On souligne souvent le côté plus direct des Français, la réticence des Britanniques à exposer leurs sentiments, leur usage systématique de phrases atténuées, « je ne suis pas sûr d’être totalement d’accord avec vous » devant s’interpréter comme « vous avez radicalement tort » ! Les Français ne redouteront pas la confrontation personnelle, les Britanniques peuvent la considérer comme des attaques en dessous de la ceinture. L’humour et l’autodérision sont fréquemment utilisés par les Britanniques, ce qui en fait souvent des orateurs plus efficaces que les Français.

Dans la prise de décision, il semble que les Français aient besoin de plus de certitude que les Britanniques. Si ceux-ci ont un fort sentiment qu’une décision est juste, ils la prendront même s’ils n’ont pas toute l’information à leur disposition.

Les Britanniques semblent parfois obsédés par les seuls actionnaires (shareholders), alors que les Français ont tendance à considérer davantage l’ensemble des parties intéressées à la vie des entreprises, consommateurs inclus (stakeholders). J’avoue pourtant ne pas partager la conclusion selon laquelle la qualité du service serait supérieure en France.

Plusieurs fois dans le débat, l’influence américaine sur la culture des affaires en France comme en Grande Bretagne a été mentionnée, conduisant à une homogénéisation progressive des comportements. Une bonne question est de savoir si la présence massive d’immigrés des cinq continents en Grande Bretagne et dans une moindre mesure en France change aussi les comportements managériaux.
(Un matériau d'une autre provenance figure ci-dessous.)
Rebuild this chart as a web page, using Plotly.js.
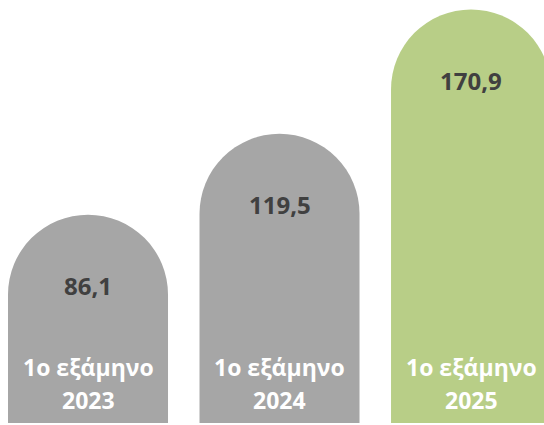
<!DOCTYPE html>
<html>
<head>
<meta charset="utf-8">
<script src="https://cdn.plot.ly/plotly-3.0.1.min.js"></script>
<style>
html,body{margin:0;padding:0;background:#fff;}
#chart{width:544px;height:425px;}
</style>
</head>
<body>
<div id="chart"></div>
<script>
const categories = ["2023", "2024", "2025"];
const periodLabel = "1ο εξάμηνο";
const values = [86.1, 119.5, 170.9];
const colors = ["#a6a6a6", "#a6a6a6", "#b8ce87"];

const fontFamily = "'Open Sans', 'DejaVu Sans', sans-serif";

const trace = {
  type: "bar",
  x: categories,
  y: values,
  marker: { color: colors, cornerradius: "50%", line: { width: 0 } },
  hoverinfo: "skip",
  width: 0.8355
};

const annotations = [];
categories.forEach((c, i) => {
  annotations.push({
    x: i, y: values[i], xref: "x", yref: "y",
    text: values[i].toFixed(1).replace(".", ","),
    showarrow: false, yanchor: "middle", yshift: -71,
    font: { family: fontFamily, size: 24, color: "#404040", weight: "bold" }
  });
  annotations.push({
    x: i, y: 0, xref: "x", yref: "y",
    text: periodLabel,
    showarrow: false, yanchor: "middle", yshift: 56,
    font: { family: fontFamily, size: 23, color: "#ffffff", weight: "bold" }
  });
  annotations.push({
    x: i, y: 0, xref: "x", yref: "y",
    text: c,
    showarrow: false, yanchor: "middle", yshift: 23,
    font: { family: fontFamily, size: 23, color: "#ffffff", weight: "bold" }
  });
});

const layout = {
  width: 544, height: 425,
  margin: { l: 0, r: 0, t: 0, b: 2, pad: 0 },
  paper_bgcolor: "#ffffff", plot_bgcolor: "#ffffff",
  showlegend: false,
  xaxis: { type: "category", range: [-0.4595, 2.381], visible: false, fixedrange: true },
  yaxis: { range: [0, 174.8], visible: false, fixedrange: true },
  annotations: annotations
};

Plotly.newPlot("chart", [trace], layout, { displayModeBar: false, staticPlot: true });
</script>
</body>
</html>
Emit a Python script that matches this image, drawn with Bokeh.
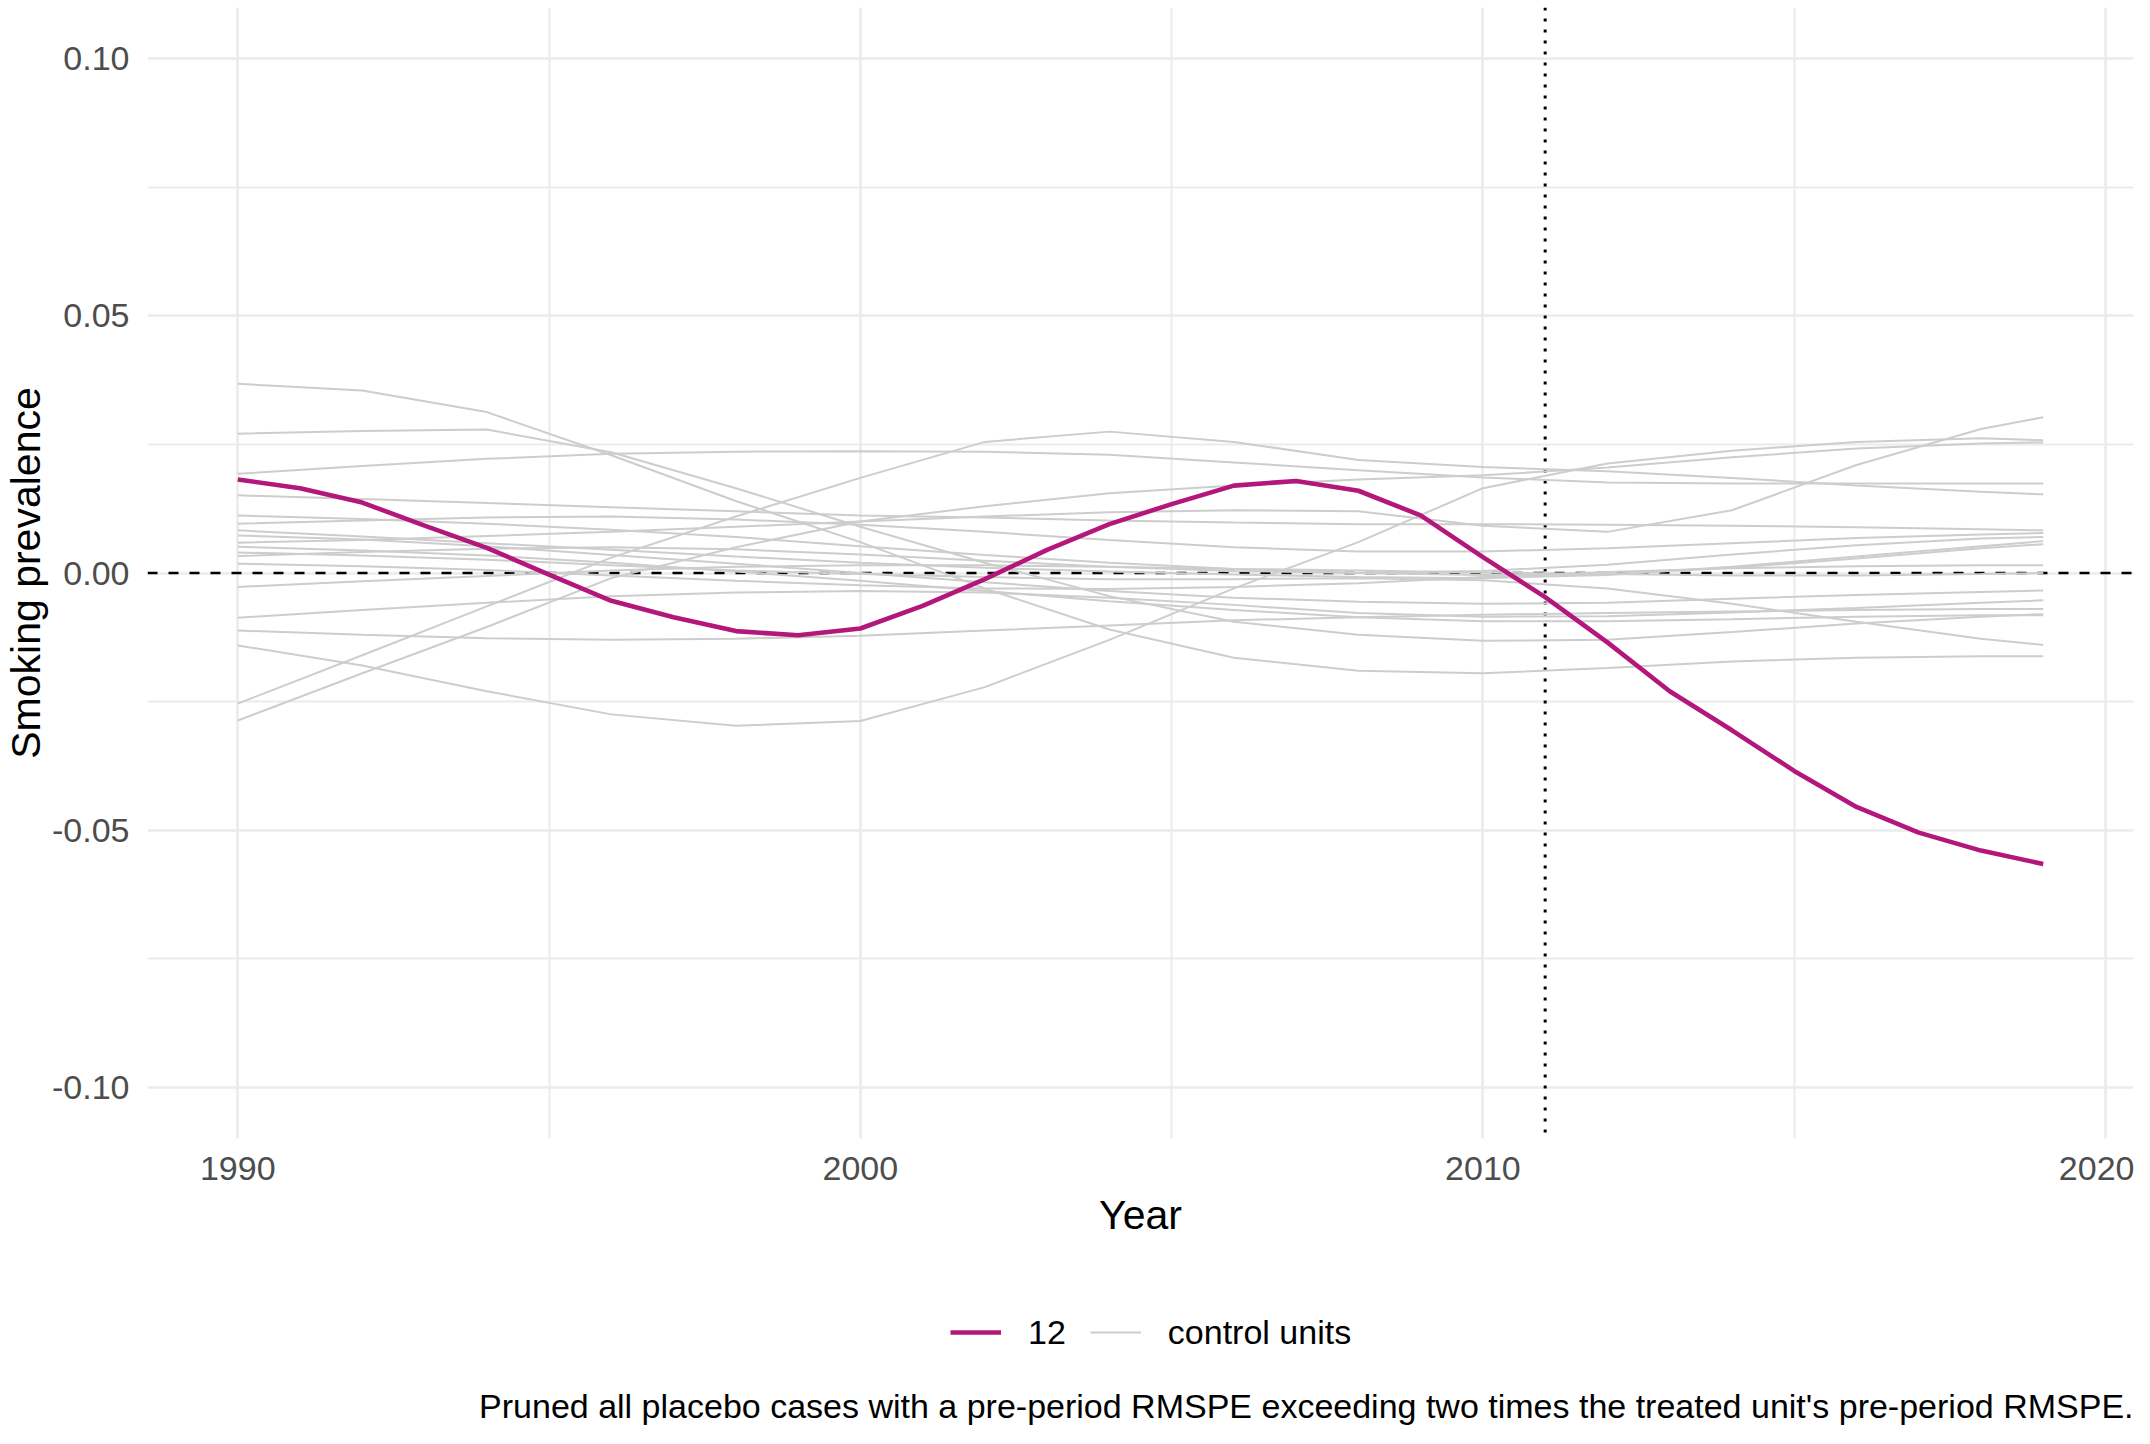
from bokeh.plotting import figure
from bokeh.layouts import column
from bokeh.models import (Range1d, FixedTicker, Legend, LegendItem, Span, Label,
                          PrintfTickFormatter)
from bokeh.embed import file_html
from bokeh.resources import INLINE

# ---------------- data ----------------
years = list(range(1990, 2020))
treated_label = "12"
treated = [0.0182, 0.0165, 0.0137, 0.0092, 0.0049, -0.0003, -0.0054, -0.0086, -0.0113, -0.0121,
           -0.0108, -0.0064, -0.0012, 0.0045, 0.0095, 0.0134, 0.0170, 0.0179, 0.0160, 0.0112,
           0.0031, -0.0047, -0.0135, -0.0230, -0.0306, -0.0385, -0.0455, -0.0505, -0.0540, -0.0566]

ctrl_years = [1990, 1992, 1994, 1996, 1998, 2000, 2002, 2004, 2006, 2008,
              2010, 2012, 2014, 2016, 2018, 2019]
c01 = [0.0368, 0.0355, 0.0313, 0.0229, 0.0140, 0.0060, -0.0030, -0.0110, -0.0165, -0.0190, -0.0195, -0.0185, -0.0172, -0.0165, -0.0162, -0.0162]
c02 = [0.0271, 0.0276, 0.0279, 0.0235, 0.0165, 0.0090, 0.0020, -0.0045, -0.0095, -0.0120, -0.0132, -0.0130, -0.0115, -0.0098, -0.0085, -0.0080]
c03 = [0.0193, 0.0208, 0.0222, 0.0232, 0.0236, 0.0237, 0.0236, 0.0230, 0.0215, 0.0200, 0.0186, 0.0176, 0.0174, 0.0174, 0.0174, 0.0174]
c04 = [-0.0141, -0.0180, -0.0230, -0.0275, -0.0297, -0.0288, -0.0222, -0.0130, -0.0030, 0.0060, 0.0165, 0.0213, 0.0238, 0.0255, 0.0262, 0.0258]
c05 = [-0.0254, -0.0160, -0.0065, 0.0030, 0.0110, 0.0185, 0.0255, 0.0275, 0.0255, 0.0220, 0.0206, 0.0198, 0.0185, 0.0170, 0.0158, 0.0153]
c06 = [-0.0287, -0.0195, -0.0105, -0.0010, 0.0050, 0.0100, 0.0130, 0.0155, 0.0170, 0.0182, 0.0190, 0.0205, 0.0225, 0.0242, 0.0252, 0.0254]
c07 = [0.0059, 0.0064, 0.0072, 0.0080, 0.0090, 0.0100, 0.0110, 0.0118, 0.0122, 0.0120, 0.0092, 0.0080, 0.0122, 0.0210, 0.0280, 0.0303]
c08 = [0.0151, 0.0144, 0.0136, 0.0128, 0.0120, 0.0112, 0.0108, 0.0102, 0.0098, 0.0095, 0.0095, 0.0094, 0.0092, 0.0089, 0.0085, 0.0083]
c09 = [0.0112, 0.0105, 0.0096, 0.0084, 0.0070, 0.0052, 0.0035, 0.0020, 0.0008, 0.0000, -0.0004, -0.0002, 0.0010, 0.0028, 0.0048, 0.0056]
c10 = [0.0096, 0.0102, 0.0108, 0.0110, 0.0104, 0.0094, 0.0080, 0.0064, 0.0050, 0.0042, 0.0042, 0.0048, 0.0058, 0.0068, 0.0075, 0.0078]
c11 = [0.0083, 0.0071, 0.0058, 0.0045, 0.0032, 0.0020, 0.0010, 0.0003, -0.0003, -0.0008, -0.0010, -0.0004, 0.0012, 0.0032, 0.0052, 0.0062]
c12 = [0.0073, 0.0065, 0.0052, 0.0035, 0.0018, 0.0000, -0.0018, -0.0035, -0.0048, -0.0056, -0.0060, -0.0058, -0.0050, -0.0043, -0.0037, -0.0034]
c13 = [0.0051, 0.0044, 0.0034, 0.0020, 0.0003, -0.0015, -0.0035, -0.0055, -0.0072, -0.0086, -0.0094, -0.0094, -0.0090, -0.0085, -0.0082, -0.0082]
c14 = [0.0033, 0.0041, 0.0047, 0.0050, 0.0046, 0.0036, 0.0024, 0.0012, 0.0004, 0.0000, 0.0004, 0.0016, 0.0036, 0.0054, 0.0067, 0.0070]
c15 = [0.0018, 0.0013, 0.0006, -0.0005, -0.0015, -0.0024, -0.0030, -0.0031, -0.0027, -0.0020, -0.0008, 0.0002, 0.0009, 0.0013, 0.0015, 0.0015]
c16 = [-0.0027, -0.0016, -0.0006, 0.0005, 0.0012, 0.0015, 0.0015, 0.0012, 0.0008, 0.0005, 0.0001, -0.0002, -0.0005, -0.0005, -0.0002, 0.0000]
c17 = [-0.0087, -0.0072, -0.0058, -0.0045, -0.0038, -0.0035, -0.0038, -0.0048, -0.0062, -0.0078, -0.0085, -0.0084, -0.0077, -0.0068, -0.0058, -0.0053]
c18 = [-0.0112, -0.0120, -0.0127, -0.0130, -0.0128, -0.0122, -0.0112, -0.0102, -0.0092, -0.0086, -0.0081, -0.0078, -0.0075, -0.0072, -0.0070, -0.0070]
c19 = [0.0040, 0.0034, 0.0026, 0.0015, 0.0005, -0.0002, -0.0008, -0.0012, -0.0012, -0.0010, -0.0014, -0.0030, -0.0060, -0.0095, -0.0128, -0.0140]
controls = [c01, c02, c03, c04, c05, c06, c07, c08, c09, c10,
            c11, c12, c13, c14, c15, c16, c17, c18, c19]

x_ticks = [1990, 2000, 2010, 2020]
x_minor = [1995, 2005, 2015]
y_ticks = [-0.10, -0.05, 0.00, 0.05, 0.10]
y_minor = [-0.075, -0.025, 0.025, 0.075]
treatment_year = 2011
caption = ("Pruned all placebo cases with a pre-period RMSPE exceeding two times "
           "the treated unit's pre-period RMSPE.")

FONT = "Liberation Sans"
TREATED_COLOR = "#B3177C"
CTRL_COLOR = "#CDCDCD"
W = 2134
H1 = 1290
H2 = 1428 - H1

# ---------------- main panel ----------------
p = figure(width=W, height=H1, output_backend="svg", toolbar_location=None,
           x_range=Range1d(1988.55, 2020.45), y_range=Range1d(-0.11, 0.11),
           min_border_left=147, min_border_right=1, min_border_top=7,
           min_border_bottom=H1 - 1138)
p.outline_line_color = None
p.background_fill_color = "white"
p.border_fill_color = "white"

p.xgrid.ticker = FixedTicker(ticks=x_ticks, minor_ticks=x_minor)
p.ygrid.ticker = FixedTicker(ticks=y_ticks, minor_ticks=y_minor)
for g in (p.xgrid, p.ygrid):
    g.grid_line_color = "#EBEBEB"
    g.grid_line_width = 2.6
    g.minor_grid_line_color = "#EBEBEB"
    g.minor_grid_line_width = 2.0

p.xaxis.ticker = FixedTicker(ticks=x_ticks)
p.yaxis.ticker = FixedTicker(ticks=y_ticks)
p.yaxis.formatter = PrintfTickFormatter(format="%.2f")
for ax in (p.xaxis, p.yaxis):
    ax.axis_line_color = None
    ax.major_tick_line_color = None
    ax.minor_tick_line_color = None
    ax.major_tick_out = 0
    ax.major_tick_in = 0
    ax.minor_tick_out = 0
    ax.major_label_text_font = FONT
    ax.major_label_text_font_size = "34px"
    ax.major_label_text_color = "#4D4D4D"
    ax.axis_label_text_font = FONT
    ax.axis_label_text_font_size = "41px"
    ax.axis_label_text_font_style = "normal"
    ax.axis_label_text_color = "black"
p.xaxis.axis_label = "Year"
p.yaxis.axis_label = "Smoking prevalence"
p.xaxis.major_label_standoff = 18
p.xaxis.axis_label_standoff = 9
p.yaxis.major_label_standoff = 18
p.yaxis.axis_label_standoff = 0

p.add_layout(Span(location=0, dimension="width", line_color="black",
                  line_width=2.6, line_dash="10 11", level="underlay"))
p.add_layout(Span(location=treatment_year, dimension="height", line_color="black",
                  line_width=3, line_dash="3 8", level="underlay"))

for c in controls:
    p.line(ctrl_years, c, line_color=CTRL_COLOR, line_width=2.0)
p.line(years, treated, line_color=TREATED_COLOR, line_width=4.6)

# ---------------- legend + caption strip ----------------
# The strip's x range lies far away from the years, so the series drawn here
# only serve as legend keys and fall outside the visible strip.
q = figure(width=W, height=H2, output_backend="svg", toolbar_location=None,
           x_range=Range1d(0, 1), y_range=Range1d(0, H2),
           x_axis_location=None, y_axis_location=None, min_border=0)
q.outline_line_color = None
q.grid.visible = False
q.background_fill_color = "white"
q.border_fill_color = "white"

key_treated = q.line(years, treated, line_color=TREATED_COLOR, line_width=4.6)
key_ctrl = q.line(ctrl_years, c01, line_color=CTRL_COLOR, line_width=2.0)
legend = Legend(items=[LegendItem(label=treated_label, renderers=[key_treated]),
                       LegendItem(label="control units", renderers=[key_ctrl])],
                orientation="horizontal", location=(803, 76),
                border_line_color=None, background_fill_color=None,
                glyph_width=51, glyph_height=40, label_height=40,
                label_standoff=27, spacing=24, padding=0, margin=0,
                label_text_font=FONT, label_text_font_size="34px",
                label_text_color="black")
q.add_layout(legend, "center")

q.add_layout(Label(x=1, y=23, text=caption, text_align="right",
                   text_baseline="alphabetic", text_font=FONT,
                   text_font_size="34px", text_color="black"))

open("out.html", "w").write(file_html(column(p, q), INLINE))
Le forum des relations interculturelles a publié un fascicule curieusement intitulé « lumière au bout du tunnel »  (light at the end of the tunnel) consacré à des réflexions pratiques sur les Français et les Britanniques dans les affaires.  Il passe en revue l’environnement des affaires ; les négociations, réunions et contrats ; le recrutement et la gestion des ressources humaines. Il contient plusieurs citations illustrant le propos. Je citerai celle-ci de Jean Monnet : « l’Anglais ne peut jamais être convaincu par des arguments, seulement par des faits ».